* _STATED GOAL_: Below is a listing; restate from it, character for character, the lines beginning at the line holding "Reproduce this chart with Bokeh." and ending at the line holding "from bokeh.resources import INLINE", both included.

* _TASK INPUT_:

----

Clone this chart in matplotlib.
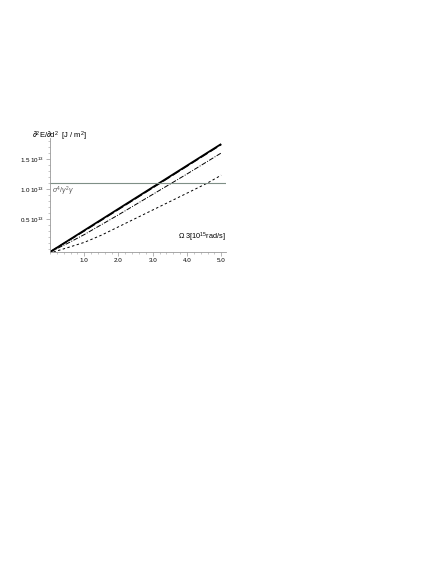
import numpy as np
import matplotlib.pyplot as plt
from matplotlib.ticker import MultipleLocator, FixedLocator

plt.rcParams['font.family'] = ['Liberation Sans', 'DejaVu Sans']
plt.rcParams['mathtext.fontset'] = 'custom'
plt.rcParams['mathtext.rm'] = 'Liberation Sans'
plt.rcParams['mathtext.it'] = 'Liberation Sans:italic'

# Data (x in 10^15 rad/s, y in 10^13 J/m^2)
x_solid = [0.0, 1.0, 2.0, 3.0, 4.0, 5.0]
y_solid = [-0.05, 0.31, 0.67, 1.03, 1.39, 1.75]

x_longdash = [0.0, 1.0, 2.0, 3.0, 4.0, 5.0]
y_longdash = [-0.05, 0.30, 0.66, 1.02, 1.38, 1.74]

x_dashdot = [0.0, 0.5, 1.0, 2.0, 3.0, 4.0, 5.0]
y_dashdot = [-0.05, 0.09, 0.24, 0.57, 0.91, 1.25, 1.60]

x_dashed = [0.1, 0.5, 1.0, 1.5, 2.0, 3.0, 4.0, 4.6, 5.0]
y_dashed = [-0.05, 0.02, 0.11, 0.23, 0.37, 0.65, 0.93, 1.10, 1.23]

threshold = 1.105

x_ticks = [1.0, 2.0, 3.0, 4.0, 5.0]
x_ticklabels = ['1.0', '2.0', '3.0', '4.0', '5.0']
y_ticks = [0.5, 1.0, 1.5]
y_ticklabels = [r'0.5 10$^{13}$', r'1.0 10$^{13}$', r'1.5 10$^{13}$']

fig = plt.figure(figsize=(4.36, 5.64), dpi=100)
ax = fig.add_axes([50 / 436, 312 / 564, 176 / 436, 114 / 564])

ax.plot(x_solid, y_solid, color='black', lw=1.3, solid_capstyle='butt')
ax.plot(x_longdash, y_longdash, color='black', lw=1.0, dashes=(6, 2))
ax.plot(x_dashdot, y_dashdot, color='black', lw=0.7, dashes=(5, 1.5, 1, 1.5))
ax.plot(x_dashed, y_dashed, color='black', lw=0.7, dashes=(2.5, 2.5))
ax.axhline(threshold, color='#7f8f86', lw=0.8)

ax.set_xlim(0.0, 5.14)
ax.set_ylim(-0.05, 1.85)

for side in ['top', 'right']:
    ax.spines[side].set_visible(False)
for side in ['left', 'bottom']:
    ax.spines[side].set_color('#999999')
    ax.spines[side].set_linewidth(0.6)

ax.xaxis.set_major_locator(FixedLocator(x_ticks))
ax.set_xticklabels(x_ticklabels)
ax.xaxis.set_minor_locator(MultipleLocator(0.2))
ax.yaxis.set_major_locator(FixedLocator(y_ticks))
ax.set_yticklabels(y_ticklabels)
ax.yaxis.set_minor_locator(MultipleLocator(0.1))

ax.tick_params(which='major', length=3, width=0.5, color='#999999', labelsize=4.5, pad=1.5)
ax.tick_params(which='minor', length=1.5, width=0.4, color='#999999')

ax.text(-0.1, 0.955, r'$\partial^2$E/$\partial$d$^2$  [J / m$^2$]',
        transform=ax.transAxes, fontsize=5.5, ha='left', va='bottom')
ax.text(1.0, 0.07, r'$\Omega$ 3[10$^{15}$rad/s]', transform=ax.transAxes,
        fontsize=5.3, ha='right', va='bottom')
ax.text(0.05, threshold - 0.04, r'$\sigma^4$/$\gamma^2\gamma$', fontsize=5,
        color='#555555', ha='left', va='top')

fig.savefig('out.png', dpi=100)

----

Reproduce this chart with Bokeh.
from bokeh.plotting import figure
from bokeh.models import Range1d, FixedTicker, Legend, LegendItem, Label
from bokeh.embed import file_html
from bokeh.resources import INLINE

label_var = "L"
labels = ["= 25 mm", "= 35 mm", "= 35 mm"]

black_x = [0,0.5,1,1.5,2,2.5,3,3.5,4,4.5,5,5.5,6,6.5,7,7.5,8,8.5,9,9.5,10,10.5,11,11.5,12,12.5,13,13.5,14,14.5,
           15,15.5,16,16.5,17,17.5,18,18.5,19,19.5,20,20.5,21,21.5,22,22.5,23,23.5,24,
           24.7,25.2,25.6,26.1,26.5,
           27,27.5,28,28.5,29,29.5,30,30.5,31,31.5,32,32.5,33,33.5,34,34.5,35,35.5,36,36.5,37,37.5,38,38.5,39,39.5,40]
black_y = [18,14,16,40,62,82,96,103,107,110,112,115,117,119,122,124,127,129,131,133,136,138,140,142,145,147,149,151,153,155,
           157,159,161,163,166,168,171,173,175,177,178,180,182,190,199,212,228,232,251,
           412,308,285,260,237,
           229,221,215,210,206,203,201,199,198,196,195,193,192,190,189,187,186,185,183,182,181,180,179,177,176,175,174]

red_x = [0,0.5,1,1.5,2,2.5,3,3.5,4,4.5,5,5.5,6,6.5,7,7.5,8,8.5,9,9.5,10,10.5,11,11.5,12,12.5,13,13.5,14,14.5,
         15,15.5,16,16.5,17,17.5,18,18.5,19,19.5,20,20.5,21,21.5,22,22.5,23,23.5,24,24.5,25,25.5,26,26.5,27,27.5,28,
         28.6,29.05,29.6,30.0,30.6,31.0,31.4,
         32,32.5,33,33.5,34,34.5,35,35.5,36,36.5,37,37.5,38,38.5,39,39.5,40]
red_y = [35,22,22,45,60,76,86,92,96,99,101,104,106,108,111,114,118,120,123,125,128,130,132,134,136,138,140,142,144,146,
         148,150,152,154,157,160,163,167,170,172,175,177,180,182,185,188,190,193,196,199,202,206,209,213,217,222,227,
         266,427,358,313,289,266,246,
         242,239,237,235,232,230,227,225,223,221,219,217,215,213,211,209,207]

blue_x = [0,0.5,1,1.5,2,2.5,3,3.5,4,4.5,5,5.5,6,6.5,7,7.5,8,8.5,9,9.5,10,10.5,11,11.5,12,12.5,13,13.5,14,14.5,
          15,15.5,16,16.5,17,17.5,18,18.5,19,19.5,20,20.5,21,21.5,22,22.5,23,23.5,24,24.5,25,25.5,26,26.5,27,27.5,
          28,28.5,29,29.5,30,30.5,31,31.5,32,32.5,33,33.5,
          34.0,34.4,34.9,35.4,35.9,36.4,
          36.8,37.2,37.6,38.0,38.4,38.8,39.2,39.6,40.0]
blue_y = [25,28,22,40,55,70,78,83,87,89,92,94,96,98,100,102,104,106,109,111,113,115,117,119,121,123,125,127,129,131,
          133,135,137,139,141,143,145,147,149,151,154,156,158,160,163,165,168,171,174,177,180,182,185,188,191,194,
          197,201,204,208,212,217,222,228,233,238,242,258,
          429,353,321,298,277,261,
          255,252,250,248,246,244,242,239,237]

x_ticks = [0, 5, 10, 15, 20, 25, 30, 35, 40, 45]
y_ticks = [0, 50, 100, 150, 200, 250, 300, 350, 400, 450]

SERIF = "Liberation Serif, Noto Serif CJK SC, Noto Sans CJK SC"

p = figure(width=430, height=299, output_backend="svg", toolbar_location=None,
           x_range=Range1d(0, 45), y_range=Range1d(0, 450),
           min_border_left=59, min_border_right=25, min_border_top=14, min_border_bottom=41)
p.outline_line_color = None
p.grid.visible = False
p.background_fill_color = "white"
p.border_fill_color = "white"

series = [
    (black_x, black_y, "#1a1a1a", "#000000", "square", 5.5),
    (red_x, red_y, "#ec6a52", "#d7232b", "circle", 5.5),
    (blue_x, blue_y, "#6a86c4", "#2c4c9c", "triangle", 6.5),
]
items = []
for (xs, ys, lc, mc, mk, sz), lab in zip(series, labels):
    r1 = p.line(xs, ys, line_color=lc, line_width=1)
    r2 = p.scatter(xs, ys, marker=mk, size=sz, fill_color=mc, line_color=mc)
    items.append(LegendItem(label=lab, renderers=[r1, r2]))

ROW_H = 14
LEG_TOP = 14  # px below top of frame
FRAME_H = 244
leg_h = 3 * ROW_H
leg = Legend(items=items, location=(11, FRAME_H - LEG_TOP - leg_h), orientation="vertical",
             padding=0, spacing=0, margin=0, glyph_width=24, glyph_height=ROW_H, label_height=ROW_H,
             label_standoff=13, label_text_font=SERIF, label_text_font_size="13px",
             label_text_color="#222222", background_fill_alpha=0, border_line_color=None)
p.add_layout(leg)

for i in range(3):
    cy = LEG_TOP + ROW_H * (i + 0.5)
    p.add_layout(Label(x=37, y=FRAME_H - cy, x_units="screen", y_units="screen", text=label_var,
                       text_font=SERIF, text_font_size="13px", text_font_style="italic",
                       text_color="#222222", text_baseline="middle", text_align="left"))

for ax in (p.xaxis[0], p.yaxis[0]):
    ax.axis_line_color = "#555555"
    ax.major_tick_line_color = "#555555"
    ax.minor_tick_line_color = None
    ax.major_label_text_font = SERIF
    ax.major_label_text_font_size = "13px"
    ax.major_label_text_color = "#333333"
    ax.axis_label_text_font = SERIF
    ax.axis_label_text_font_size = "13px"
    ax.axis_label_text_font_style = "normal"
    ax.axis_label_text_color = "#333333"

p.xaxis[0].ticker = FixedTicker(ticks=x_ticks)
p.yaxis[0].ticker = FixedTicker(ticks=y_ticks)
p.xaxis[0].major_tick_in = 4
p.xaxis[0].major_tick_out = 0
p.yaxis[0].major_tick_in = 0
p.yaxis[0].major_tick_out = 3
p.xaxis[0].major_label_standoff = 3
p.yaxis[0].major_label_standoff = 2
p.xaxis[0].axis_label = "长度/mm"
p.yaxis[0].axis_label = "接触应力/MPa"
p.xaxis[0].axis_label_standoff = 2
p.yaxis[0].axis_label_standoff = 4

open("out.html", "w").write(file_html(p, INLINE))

----

* _SOLUTION_:
Reproduce this chart with Bokeh.
from bokeh.plotting import figure
from bokeh.models import Range1d, FixedTicker, Legend, LegendItem, Label
from bokeh.embed import file_html
from bokeh.resources import INLINE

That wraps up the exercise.